Reasons why your UAE gratuity can be withheld
The UAE labour law dictates that gratuity or end-of-service benefits are payable to employees who have completed one year or more in continuous service.
Despite meeting that criterion, there are a few clauses that can keep an employee from receiving the payment.
The first most obvious clause is less than a year of service, which is common knowledge.
“Where an employee is engaged under an unlimited term contract, no end-of-service gratuity (ESG) will be payable where the employee has been continuously employed for less than one year,” Jamie Liddington, Head of employment at Hadef & Partners, told this website.
There are other areas as well where the employer can build his case for not paying the employee despite being in service for more than one year.
It’s also important to understand some core points of difference when it comes to gratuity for those under a limited or unlimited contract, and here are the scenarios that can keep you away from getting your gratuity amount in your bank account.
According to Liddington, those under unlimited term contract may have to skip this amount if s/he “has been continuously employed for more than one year but resigns without providing the minimum period of notice required under the contract and without reasonable grounds to show that [firstly] the employer had, at the time of the resignation, failed to honour his contractual obligations to the employee or [secondly] he was assaulted by the employer or his employer’s legal representative.”
Then, there is a list under article 120, which employees should be aware of when it comes to gratuity entitlements.
Speaking to Emirates 24|7, Sara Khoja, Partner at law firm Clyde & Co says: “An employee who is terminated under article 120 of the Federal Labour Law, Law no 8 of 1980, is not entitled to end -of-service gratuity benefit or notice.”
Another scenario when the gratuity payment can be withheld is when “the employee has been continuously employed for more than one year but the employee’s employment is terminated for a reason set out under Articles 88 or 120 of the Labour Law,” states the expert at Hadef & Partners.
Khoja explains the clauses in article 120, under which gratuity will not be paid.
• Termination during probation or on its expiry.
• If the worker has adopted a false identity or nationality or submitted forged certificates or documents.
• If a worker makes a mistake causing substantial material loss to the employer provided the employer notifies the relevant labour department within 48 hours of the accident.
• If the worker disobeys instructions regarding industrial safety or the safety of the workplace provided the instructions have been issued in writing and are posted conspicuously in the workplace in a language accessible to the employee or explained to him orally.
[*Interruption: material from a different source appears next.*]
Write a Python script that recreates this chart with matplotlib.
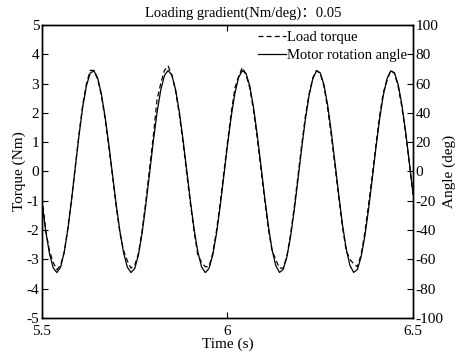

• If the worker does not perform his basic duties under the contract and persists in violating these despite being investigated and receiving a written warning notifying him of termination in the event of repeat offences.
• If the worker reveals his employer's trade or business secrets or confidential information.
• If the worker is finally sentenced by a competent court for an offence involving honour, honesty or public morals.
• If the worker is drunk or under the influence of an illegal drug during work.
• If while working the worker assaults the employer or his manager or a colleague.
• If the worker is absent from work without a valid reason for more than 20 non-consecutive days or more than 7 consecutive days.
Those working in another company without getting set approvals from the employer can also jepoardise their gratuity.
“Article 88 concerns working for another employer (without permission) during a period of annual or sick leave,” says Liddington, and this can lead to problems for the employee.
In cases where an employee is engaged under a limited or fixed term contract, “no ESG will be payable where the employee resigns before completing five years of continuous service unless he can show that (i) the employer had, at the time of the resignation, failed to honour his contractual obligations to the employee or (ii) he was assaulted by the employer or his legal employer’s legal representative,” he explains.
As per Khoja, those engaged on an unlimited term contract may get a reduced amount if the minimum term is completed.
If an employee “resigns in the first five years of employment, the end of service gratuity entitlement is reduced to 1/3rd if the employee has between 1 and 3 years of service and to 2/3rd if the employee has between 3 and 5 years of service. The employee may resign without suffering any reduction in gratuity if he has 5 years of service or more.
“If an employee is engaged on a fixed term contract then he must complete the duration of the term in order to be entitled to gratuity. If he has 5 years or more of service then he can resign without completing the term of his fixed term contract and will still be entitled to end of service gratuity,” she adds.
The above information is relevant for UAE onshore companies and not those domiciled in the DIFC, which has a different employment law – Law No 4 of 2005 as amended.